We tend to have three categories of talks:

  - some that could be summarized as "please read my draft"
  - discussions resulting from drafts
  - groups of talks presenting different aspects of a common theme

An example of the third category is the NAT-PT++ discussion that has  
happened in v6ops and is now moving to behave. In IETF-70 I literally  
set aside a day (2.5 hours) for a collection of talks and ensuing  
microphone discussion on that topic. In IETF-71 we had an extended  
discussion on the resulting requirements draft, and in this meeting we  
will finalize that discussion and move to WG last call. Another  
example is various drafts discussing aspects of IPv6 CPE requirements.

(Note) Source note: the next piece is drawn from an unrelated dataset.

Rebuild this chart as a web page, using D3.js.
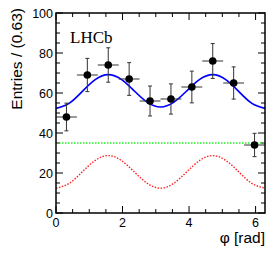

An example of discussions arising from/around drafts is the Teredo  
issue. Microsoft published Teredo as a draft sponsored by Mark  
Townsley, and subsequently made numerous minor changes to it in  
response to field experience. Discussion arose from two quarters  
regarding Teredo, and we have had working group discussion of the  
issues raised. We now have a new draft on the topic that Dave Thaler  
contributed to which likely beings those discussions to rational  
closure.

Yes, we have some instances of "please read my draft", and I wish the  
v6ops community would make better use of the mailing list. But we do  
in fact have pretty wide-ranging discussion as well.